Congress has recently passed Obama’s budget, coming in at a record $US3.5 trillion.
“I know there is criticism out there that my Administration has somehow been spending with reckless abandon, pushing a liberal social agenda while mortgaging our children’s future,” Obama said.
“History has shown repeatedly that when nations do not take early and aggressive action to get credit flowing again, they have crises that last years and years instead of months and months – years of low growth, years of low job creation, years of low investment, all of which cost these nations far more than a course of bold, upfront action.”
Regardless of the Administration’s budget and economic recovery packages, sharemarkets have been slow to respond. New data that revealed a 1.1% drop in retail sales last month have once again sent the sharemarket into decline.
But despite losses in the sharemarket and the nation’s 25-year-high unemployment rate of 8.5%, Obama used his speech to praise the $US787 billion economic recovery package designed to get credit flowing and stabilise property markets.
“To be sure, we will not have a sustainable recovery without a stabilisation of our financial system and credit markets.
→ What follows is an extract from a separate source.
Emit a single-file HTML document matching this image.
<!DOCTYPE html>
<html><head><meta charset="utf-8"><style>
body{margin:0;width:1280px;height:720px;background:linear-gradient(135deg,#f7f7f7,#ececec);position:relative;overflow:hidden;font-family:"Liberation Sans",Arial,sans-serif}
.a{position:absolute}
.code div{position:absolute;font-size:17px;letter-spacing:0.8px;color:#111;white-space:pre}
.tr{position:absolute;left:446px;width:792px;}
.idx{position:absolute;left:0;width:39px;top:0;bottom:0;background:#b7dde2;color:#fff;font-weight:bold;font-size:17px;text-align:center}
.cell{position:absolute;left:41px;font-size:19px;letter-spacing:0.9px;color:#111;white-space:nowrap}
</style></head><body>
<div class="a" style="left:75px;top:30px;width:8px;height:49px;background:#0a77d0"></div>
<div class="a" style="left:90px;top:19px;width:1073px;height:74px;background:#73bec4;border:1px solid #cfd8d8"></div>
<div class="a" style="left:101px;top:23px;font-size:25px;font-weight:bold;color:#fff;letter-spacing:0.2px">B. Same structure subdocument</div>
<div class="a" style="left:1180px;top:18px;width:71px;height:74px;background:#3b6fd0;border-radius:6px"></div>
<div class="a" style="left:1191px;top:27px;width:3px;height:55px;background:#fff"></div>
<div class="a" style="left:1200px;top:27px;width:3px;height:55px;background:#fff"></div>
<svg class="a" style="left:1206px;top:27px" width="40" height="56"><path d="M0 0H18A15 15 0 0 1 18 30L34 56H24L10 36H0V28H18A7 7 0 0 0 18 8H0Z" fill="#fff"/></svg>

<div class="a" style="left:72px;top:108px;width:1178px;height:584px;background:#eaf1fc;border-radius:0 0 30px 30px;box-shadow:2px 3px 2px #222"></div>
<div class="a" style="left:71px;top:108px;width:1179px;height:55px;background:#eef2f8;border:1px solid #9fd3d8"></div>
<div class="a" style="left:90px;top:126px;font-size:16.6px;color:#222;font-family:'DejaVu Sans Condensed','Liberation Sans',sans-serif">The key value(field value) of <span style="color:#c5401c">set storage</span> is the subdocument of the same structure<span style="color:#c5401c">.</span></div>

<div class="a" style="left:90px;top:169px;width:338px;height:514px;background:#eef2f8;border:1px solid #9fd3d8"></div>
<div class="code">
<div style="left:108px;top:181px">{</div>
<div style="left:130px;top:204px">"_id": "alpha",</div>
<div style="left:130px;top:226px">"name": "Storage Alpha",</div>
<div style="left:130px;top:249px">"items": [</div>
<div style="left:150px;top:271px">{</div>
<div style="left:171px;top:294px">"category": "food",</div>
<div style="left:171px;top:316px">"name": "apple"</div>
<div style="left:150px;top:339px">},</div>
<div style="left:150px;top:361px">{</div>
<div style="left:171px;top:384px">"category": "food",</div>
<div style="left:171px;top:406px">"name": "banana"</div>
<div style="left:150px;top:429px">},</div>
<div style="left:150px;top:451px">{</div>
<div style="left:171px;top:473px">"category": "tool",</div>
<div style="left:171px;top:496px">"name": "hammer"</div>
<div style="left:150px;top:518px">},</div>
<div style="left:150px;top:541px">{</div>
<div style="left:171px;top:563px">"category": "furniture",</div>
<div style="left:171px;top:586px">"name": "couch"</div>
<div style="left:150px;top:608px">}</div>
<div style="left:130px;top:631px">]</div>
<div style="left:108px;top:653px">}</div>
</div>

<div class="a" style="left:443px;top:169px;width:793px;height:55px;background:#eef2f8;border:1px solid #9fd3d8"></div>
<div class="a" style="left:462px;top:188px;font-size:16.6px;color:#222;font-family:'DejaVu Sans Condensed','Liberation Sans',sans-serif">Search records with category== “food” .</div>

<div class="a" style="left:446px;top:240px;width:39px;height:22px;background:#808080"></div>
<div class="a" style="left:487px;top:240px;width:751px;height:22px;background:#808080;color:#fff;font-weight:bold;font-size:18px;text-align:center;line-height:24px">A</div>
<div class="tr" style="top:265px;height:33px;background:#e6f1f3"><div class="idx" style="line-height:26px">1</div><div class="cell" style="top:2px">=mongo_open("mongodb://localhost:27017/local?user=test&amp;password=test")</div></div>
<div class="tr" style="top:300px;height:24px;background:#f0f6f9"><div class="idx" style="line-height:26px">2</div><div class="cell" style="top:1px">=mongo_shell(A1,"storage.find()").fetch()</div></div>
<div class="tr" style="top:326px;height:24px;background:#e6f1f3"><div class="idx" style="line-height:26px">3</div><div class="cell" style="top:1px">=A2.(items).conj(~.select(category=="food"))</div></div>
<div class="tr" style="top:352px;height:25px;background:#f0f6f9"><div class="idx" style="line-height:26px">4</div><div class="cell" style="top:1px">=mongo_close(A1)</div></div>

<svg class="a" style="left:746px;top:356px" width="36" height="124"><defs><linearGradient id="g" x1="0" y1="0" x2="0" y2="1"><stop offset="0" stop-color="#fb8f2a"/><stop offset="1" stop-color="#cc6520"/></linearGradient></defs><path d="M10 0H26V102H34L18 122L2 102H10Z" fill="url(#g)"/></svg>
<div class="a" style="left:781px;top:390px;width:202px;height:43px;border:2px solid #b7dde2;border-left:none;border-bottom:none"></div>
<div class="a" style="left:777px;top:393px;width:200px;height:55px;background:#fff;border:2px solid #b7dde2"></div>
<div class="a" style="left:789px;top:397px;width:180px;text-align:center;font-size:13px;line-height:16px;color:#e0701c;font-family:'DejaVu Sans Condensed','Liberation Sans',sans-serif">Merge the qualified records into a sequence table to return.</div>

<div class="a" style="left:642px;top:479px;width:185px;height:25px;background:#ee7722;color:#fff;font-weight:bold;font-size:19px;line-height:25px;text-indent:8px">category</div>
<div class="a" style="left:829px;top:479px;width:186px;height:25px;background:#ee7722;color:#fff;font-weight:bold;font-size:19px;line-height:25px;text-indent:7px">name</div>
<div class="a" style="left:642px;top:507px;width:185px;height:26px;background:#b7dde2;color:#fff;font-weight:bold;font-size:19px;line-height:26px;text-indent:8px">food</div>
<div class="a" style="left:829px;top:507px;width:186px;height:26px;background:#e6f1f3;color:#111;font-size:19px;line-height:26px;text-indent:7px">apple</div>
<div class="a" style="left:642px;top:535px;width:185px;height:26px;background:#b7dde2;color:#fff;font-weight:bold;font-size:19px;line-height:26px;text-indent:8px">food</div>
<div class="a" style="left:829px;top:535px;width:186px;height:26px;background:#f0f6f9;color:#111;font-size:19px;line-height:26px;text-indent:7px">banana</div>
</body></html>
We are making progress on that front as well, and the Federal Reserve is committed to working to restore financial stability as a necessary step toward full economic recovery,” he said.
Obama has signalled that he wants to introduce regulation reform for the financial system by the end of the year. “It is simply not sustainable to have a 21st century financial system that is governed by 20th century rules and regulations,” he said.
The President’s comments were echoed by Federal Reserve Chairman Ben Bernanke in a speech to Morehouse College in Atlanta.
”Recently we have seen tentative signs that the sharp decline in economic activity may be slowing, for example, in data on home sales, homebuilding, and consumer spending, including sales of new motor vehicles,” he said.
”A levelling out of economic activity is the first step toward recovery. To be sure, we will not have a sustainable recovery without a stabilisation of our financial system and credit markets. We are making progress on that front as well,” he said.